En dan heeft ze door haar Oegandese achtergrond nota bene zes stamnamen achter haar roepnaam staan. Zes namen die alle zes uniek zijn. Geen Bibiyana te bekennen op de Gooische basisschool hoor, Namiburu galmt ook zelden door speeltuinen als mede-moeders hun dochters roepen omdat het eind van het uitje in zicht is. Maar uitgerekend haar roepnaam, statistisch gezien kans 1 op 7 dus dat dát de roepnaam zou worden, siert de afgelopen jaren zo’n beetje op elk geboortekaartje
         Nu kun je je afvragen of het nou echt zoveel uitmaakt. Maar als ík later per ongeluk op het verkeerde pad terecht kom, dan zou ik me echt te pletter schrikken als ik in de krant zou staan als Eveline M. Dat zou echt wel een momentje van bezinning worden. “Jemig, waar is het mis gegaan in mijn leven dat hier nu gewoon zwart op wit in een smeuige kop Eveline M. gedrukt staat?” En dan zou ik gaan nadenken of dit nou wel het leven is dat ik wil leiden. En of ik me niet veel gelukkiger zou voelen als ik krantenkoppen zou halen met Eveline Mevis. En ja, natuurlijk zou ik precies daardoor beseffen dat dit niet de weg is die ik wil gaan en dat ik dus alles op alles moet zetten om weer op het rechte pad te komen. Maar mijn dochter is dat moment van bezinning nu al ontnomen. Die zal niet anders weten dan dat ze Zoë M. genoemd wordt. Als ze ooit de nobelprijs voor de vrede wint, zal ze zichzelf niet eens herkennen als er in het journaal niet gesproken wordt over Zoë M maar over Zoë Mevis.                                         
Zoë M. Ik voel medelijden met haar, arme meid, crimineel in de dop. En terwijl ik haar naam een paar keer zachtjes prevel, Zoë M, Zoë M, verspreek ik me opeens, en mompel iets wat op Boney M lijkt. Boney M! Boney M!! De zon begint te schijnen, het hoeft niet voorbij te zijn met haar leven. Ze kan ook gewoon een popster worden! Mocht ik ooit nog een kind krijgen, dan noem ik hem Boney, omdat hij ons van het criminele pad heeft geholpen, mijn dochters leven heeft gered! En omdat er op zijn lessenaartje later vast een sticker wordt geplakt met alleen maar Boney.

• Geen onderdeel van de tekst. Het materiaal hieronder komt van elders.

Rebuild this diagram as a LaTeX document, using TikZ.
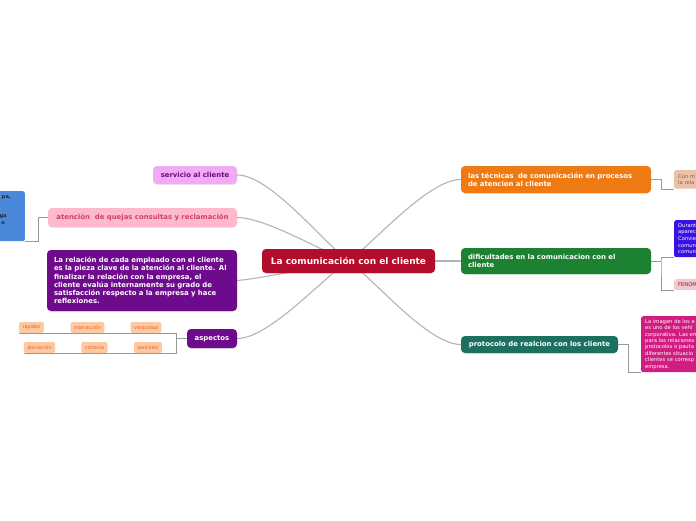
\documentclass[tikz,border=0pt]{standalone}
\usepackage{fontspec}
\setmainfont{DejaVu Sans}
\usepackage{tikz}
\usetikzlibrary{positioning,backgrounds,shadows}
\definecolor{mapCentral}{HTML}{B30D2B}
\definecolor{mapLila}{HTML}{F2AAF4}
\definecolor{mapLilaTxt}{HTML}{6A0A80}
\definecolor{mapRosa}{HTML}{FFB9CC}
\definecolor{mapRosaTxt}{HTML}{D2406A}
\definecolor{mapMorado}{HTML}{6E0A8C}
\definecolor{mapNaranja}{HTML}{EE7A14}
\definecolor{mapVerde}{HTML}{1C8232}
\definecolor{mapTeal}{HTML}{1B7060}
\definecolor{mapMagenta}{HTML}{D21C82}
\definecolor{mapAzul}{HTML}{3A10E5}
\definecolor{mapCeleste}{HTML}{4A88DA}
\definecolor{mapFen}{HTML}{F0C8D0}
\definecolor{mapFenTxt}{HTML}{8A2030}
\definecolor{mapArena}{HTML}{EBC2A8}
\definecolor{mapArenaTxt}{HTML}{806050}
\definecolor{tagBg}{HTML}{FCC9A2}
\definecolor{tagTxt}{HTML}{F05A28}
\definecolor{lineaGris}{HTML}{B4B4B4}
\tikzset{
  tema/.style={rounded corners=4pt, align=center, font=\bfseries\fontsize{6.9}{8}\selectfont, inner sep=3pt, fill=#1, text=white, drop shadow={shadow xshift=0pt, shadow yshift=-0.8pt, opacity=0.18}},
  etiqueta/.style={rounded corners=1.5pt, fill=tagBg, text=tagTxt, font=\fontsize{4.8}{5}\selectfont, inner xsep=3.5pt, inner ysep=0pt, minimum height=11pt},
  nota/.style={rounded corners=2pt, fill=#1, align=left, anchor=north west, font=\fontsize{5.2}{6.6}\selectfont, inner sep=4pt, text width=80pt},
  enlace/.style={draw=lineaGris, line width=1.1pt, looseness=0.6},
  conector/.style={draw=black!40, line width=0.5pt},
}
\begin{document}
\begin{tikzpicture}[x=1pt, y=1pt]
\clip (0,0) rectangle (696,-520);
% tema central
\node[tema=mapCentral, font=\bfseries\fontsize{9}{10}\selectfont, minimum width=173pt, minimum height=24pt] (central) at (348.5,-261) {La comunicación con el cliente};
% ramas izquierda
\node[tema=mapLila, text=mapLilaTxt, minimum width=84pt, minimum height=18pt] (servicio) at (195,-175) {servicio al cliente};
\node[tema=mapRosa, text=mapRosaTxt, minimum width=189pt, minimum height=19pt] (quejas) at (142.5,-217.5) {atención\ \ de quejas consultas y reclamación};
\node[tema=mapMorado, text width=176pt, align=left, inner xsep=7pt, minimum height=61pt, font=\bfseries\fontsize{6.9}{8.3}\selectfont] (relacion) at (142,-280.5) {La relación de cada empleado con el cliente\\es la pieza clave de la atención al cliente. Al\\finalizar la relación con la empresa, el\\cliente evalúa internamente su grado de\\satisfacción respecto a la empresa y hace\\reflexiones.};
\node[tema=mapMorado, minimum width=50pt, minimum height=19pt] (aspectos) at (212,-338.5) {aspectos};
% ramas derecha
\node[tema=mapNaranja, text width=176pt, align=left, inner xsep=7pt, minimum height=27pt] (tecnicas) at (556,-179.5) {las técnicas\ \ de comunicación en procesos\\de atencion al cliente};
\node[tema=mapVerde, text width=176pt, align=left, inner xsep=7pt, minimum height=26pt] (dificultades) at (556,-261) {dificultades en la comunicacion con el\\cliente};
\node[tema=mapTeal, minimum width=157pt, minimum height=17pt] (protocolo) at (539.5,-344.5) {protocolo de realcion con los cliente};
% etiquetas de aspectos
\node[etiqueta] (rapidez) at (31.5,-327.5) {rapidez};
\node[etiqueta] (interaccion) at (87.5,-327.5) {interacción};
\node[etiqueta] (veracidad) at (146,-327.5) {veracidad};
\node[etiqueta] (discrecion) at (39.5,-347.5) {discreción};
\node[etiqueta] (cortesia) at (94.5,-347.5) {cortesía};
\node[etiqueta] (sencillez) at (148,-347.5) {sencillez};
% notas cortadas por el borde
\node[nota=mapCeleste, anchor=north east, minimum height=50pt] (notaizq) at (25,-191) {};
\node[font=\bfseries\fontsize{5}{5}\selectfont, text=black!85, anchor=east, inner sep=0pt] (fragpa) at (11,-198) {pa,};
\node[font=\bfseries\fontsize{5}{5}\selectfont, text=black!85, anchor=east, inner sep=0pt] (fragga) at (7,-217) {ga};
\node[font=\bfseries\fontsize{5}{5}\selectfont, text=black!85, anchor=east, inner sep=0pt] (frago) at (5,-223) {o};
\node[nota=mapArena, text=mapArenaTxt, minimum height=18pt] (notacon) at (674,-170) {Con m\\la rela};
\node[nota=mapAzul, text=white, minimum height=37pt, inner ysep=2pt] (notadur) at (674,-220) {Durant\\aparec\\Convie\\comun\\comun};
\node[nota=mapFen, text=mapFenTxt, minimum height=11pt, inner ysep=2pt] (notafen) at (674,-279) {FENOM};
\node[nota=mapMagenta, text=white, minimum height=56pt, inner ysep=3pt, font=\fontsize{5.2}{6.4}\selectfont] (notaimg) at (641,-316) {La imagen de los e\\es uno de los vehí\\corporativa. Las em\\para las relaciones\\protocolos o pauta\\diferentes situacio\\clientes se corresp\\empresa.};
% codos
\coordinate (codoquejas) at (38,-217.5);
\coordinate (codoasp) at (176,-338.5);
\coordinate (codotec) at (661,-179.5);
\coordinate (cododif) at (661,-261);
\coordinate (codoprot) at (628,-344.5);
\begin{scope}[on background layer]
\fill[white] (0,0) rectangle (696,-520);
\draw[enlace] (servicio.east) to[out=0, in=143] (central.center);
\draw[enlace] (quejas.east) to[out=0, in=160] (central.center);
\draw[enlace] (relacion.east) to[out=5, in=190] (central.center);
\draw[enlace] (aspectos.east) to[out=0, in=214] (central.center);
\draw[enlace] (tecnicas.west) to[out=180, in=36] (central.center);
\draw[enlace] (dificultades.west) -- (central.center);
\draw[enlace] (protocolo.west) to[out=180, in=-36] (central.center);
\end{scope}
\draw[conector] (quejas.west) -- (codoquejas) |- (notaizq.south east);
\draw[conector] (aspectos.west) -- (codoasp);
\draw[conector] (rapidez.south west) -- (rapidez.south west -| codoasp) -- (discrecion.south west -| codoasp) -- (discrecion.south west);
\draw[conector] (tecnicas.east) -- (codotec) |- (notacon.south west);
\draw[conector] (dificultades.east) -- (cododif);
\draw[conector] (notadur.south west) -| (cododif) |- (notafen.south west);
\draw[conector] (protocolo.east) -- (codoprot) |- (notaimg.south west);
\end{tikzpicture}
\end{document}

Schrijfcursus week 1 - Opdracht: hou in een boekje dagelijks bij welke dingen om je heen je opvallen. Schrijf aan de hand van dit lijstje elke dag precies 7 minuten over deze onderwerpen.


1 opmerking:

  1. Zoë M, zoe m, zoem, zoem, lieve zoetje.
    Zoveel variaties op de naam. Maar het blijft dezelfde pittige, leuke, spontane, grote dochter van je, en kleindochter van mij.
    Niks crimineels aan, als je het mij vraagt.